> [Direction]: Reproduce each line bearing the word "with".

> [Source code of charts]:
--------------------------------------------------
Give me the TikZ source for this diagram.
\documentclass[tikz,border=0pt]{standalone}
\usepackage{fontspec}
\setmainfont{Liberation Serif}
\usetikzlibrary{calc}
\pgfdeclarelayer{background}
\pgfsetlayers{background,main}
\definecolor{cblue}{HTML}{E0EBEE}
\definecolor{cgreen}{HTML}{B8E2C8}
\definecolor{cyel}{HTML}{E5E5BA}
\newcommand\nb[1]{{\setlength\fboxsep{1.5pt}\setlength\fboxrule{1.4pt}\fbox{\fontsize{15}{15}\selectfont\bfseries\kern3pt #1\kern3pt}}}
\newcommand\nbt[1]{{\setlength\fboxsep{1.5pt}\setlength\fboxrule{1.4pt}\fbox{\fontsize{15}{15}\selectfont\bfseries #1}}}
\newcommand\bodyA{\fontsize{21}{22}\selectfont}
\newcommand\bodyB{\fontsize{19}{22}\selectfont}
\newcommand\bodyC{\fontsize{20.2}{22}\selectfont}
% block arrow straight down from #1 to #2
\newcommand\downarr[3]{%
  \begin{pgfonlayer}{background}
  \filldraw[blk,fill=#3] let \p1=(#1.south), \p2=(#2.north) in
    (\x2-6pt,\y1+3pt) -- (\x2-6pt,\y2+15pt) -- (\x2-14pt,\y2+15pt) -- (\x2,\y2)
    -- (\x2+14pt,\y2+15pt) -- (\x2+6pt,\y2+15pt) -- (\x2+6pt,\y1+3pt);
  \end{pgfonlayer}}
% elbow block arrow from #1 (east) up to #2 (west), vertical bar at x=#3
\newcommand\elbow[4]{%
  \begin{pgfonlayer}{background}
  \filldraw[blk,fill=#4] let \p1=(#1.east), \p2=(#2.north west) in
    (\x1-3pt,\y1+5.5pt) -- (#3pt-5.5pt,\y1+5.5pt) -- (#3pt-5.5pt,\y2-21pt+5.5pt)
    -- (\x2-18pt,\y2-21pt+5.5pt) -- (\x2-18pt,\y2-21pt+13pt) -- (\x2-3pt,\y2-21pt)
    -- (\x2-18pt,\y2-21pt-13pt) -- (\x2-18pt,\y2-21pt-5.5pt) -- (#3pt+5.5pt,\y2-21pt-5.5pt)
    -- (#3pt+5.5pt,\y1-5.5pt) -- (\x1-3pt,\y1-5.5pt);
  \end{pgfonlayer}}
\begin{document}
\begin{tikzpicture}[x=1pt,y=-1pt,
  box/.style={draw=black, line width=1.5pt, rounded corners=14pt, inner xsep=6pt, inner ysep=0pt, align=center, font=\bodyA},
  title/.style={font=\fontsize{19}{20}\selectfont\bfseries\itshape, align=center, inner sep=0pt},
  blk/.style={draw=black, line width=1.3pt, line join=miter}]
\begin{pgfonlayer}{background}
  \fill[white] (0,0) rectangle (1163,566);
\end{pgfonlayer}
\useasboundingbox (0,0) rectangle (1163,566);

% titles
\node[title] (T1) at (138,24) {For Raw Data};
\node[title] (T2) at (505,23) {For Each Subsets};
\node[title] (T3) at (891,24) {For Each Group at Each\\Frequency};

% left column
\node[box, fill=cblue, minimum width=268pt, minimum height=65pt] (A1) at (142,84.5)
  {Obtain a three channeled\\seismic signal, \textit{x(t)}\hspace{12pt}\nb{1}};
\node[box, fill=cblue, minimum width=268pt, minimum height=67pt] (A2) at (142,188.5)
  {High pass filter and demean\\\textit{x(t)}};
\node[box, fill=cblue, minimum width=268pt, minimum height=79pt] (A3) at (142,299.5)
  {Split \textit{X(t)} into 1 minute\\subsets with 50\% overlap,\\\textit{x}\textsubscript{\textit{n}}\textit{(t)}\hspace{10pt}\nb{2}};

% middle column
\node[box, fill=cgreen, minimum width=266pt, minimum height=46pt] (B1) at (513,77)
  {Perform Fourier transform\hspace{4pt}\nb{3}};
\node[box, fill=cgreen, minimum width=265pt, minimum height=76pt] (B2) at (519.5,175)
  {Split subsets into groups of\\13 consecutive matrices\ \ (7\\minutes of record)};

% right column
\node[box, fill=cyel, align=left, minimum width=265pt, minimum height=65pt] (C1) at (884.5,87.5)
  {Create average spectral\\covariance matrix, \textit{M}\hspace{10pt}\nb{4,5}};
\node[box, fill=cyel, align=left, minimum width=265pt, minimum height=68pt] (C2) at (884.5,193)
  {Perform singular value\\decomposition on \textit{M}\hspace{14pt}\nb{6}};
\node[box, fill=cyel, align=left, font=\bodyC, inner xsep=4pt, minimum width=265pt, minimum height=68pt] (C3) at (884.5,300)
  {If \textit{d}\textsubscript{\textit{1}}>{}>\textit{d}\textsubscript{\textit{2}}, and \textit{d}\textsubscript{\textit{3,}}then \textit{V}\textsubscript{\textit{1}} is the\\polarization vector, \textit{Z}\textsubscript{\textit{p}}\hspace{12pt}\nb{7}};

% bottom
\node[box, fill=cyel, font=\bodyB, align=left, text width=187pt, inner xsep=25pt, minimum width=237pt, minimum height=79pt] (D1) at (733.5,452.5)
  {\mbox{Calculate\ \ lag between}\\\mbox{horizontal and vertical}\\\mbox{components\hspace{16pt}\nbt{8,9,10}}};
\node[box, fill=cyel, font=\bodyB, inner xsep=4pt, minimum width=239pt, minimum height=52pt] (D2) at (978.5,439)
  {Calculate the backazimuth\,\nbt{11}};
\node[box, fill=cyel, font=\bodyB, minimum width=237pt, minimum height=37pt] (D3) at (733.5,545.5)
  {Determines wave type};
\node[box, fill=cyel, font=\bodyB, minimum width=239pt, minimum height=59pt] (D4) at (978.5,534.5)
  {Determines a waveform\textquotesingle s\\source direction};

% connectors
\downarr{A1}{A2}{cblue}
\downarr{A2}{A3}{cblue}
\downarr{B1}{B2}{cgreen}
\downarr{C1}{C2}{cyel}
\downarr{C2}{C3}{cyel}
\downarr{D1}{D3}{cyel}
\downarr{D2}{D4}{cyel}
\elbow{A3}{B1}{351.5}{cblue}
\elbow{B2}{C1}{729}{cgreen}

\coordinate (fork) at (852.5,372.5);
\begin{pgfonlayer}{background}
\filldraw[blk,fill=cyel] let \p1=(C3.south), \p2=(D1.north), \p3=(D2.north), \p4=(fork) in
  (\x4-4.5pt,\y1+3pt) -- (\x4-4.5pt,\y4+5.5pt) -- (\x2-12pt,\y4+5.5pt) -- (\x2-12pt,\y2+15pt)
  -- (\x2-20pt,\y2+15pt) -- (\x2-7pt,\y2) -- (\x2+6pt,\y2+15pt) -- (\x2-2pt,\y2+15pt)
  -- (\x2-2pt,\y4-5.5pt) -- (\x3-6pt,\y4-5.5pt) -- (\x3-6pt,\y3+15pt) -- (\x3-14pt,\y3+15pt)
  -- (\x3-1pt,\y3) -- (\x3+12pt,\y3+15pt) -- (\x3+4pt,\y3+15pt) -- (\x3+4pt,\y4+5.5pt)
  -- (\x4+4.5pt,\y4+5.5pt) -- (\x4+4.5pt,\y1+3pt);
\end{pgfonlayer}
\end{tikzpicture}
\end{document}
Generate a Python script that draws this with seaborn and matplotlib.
--------------------------------------------------
> [Result]:
  {Split \textit{X(t)} into 1 minute\\subsets with 50\% overlap,\\\textit{x}\textsubscript{\textit{n}}\textit{(t)}\hspace{10pt}\nb{2}};
Generate a Python script that draws this with seaborn and matplotlib.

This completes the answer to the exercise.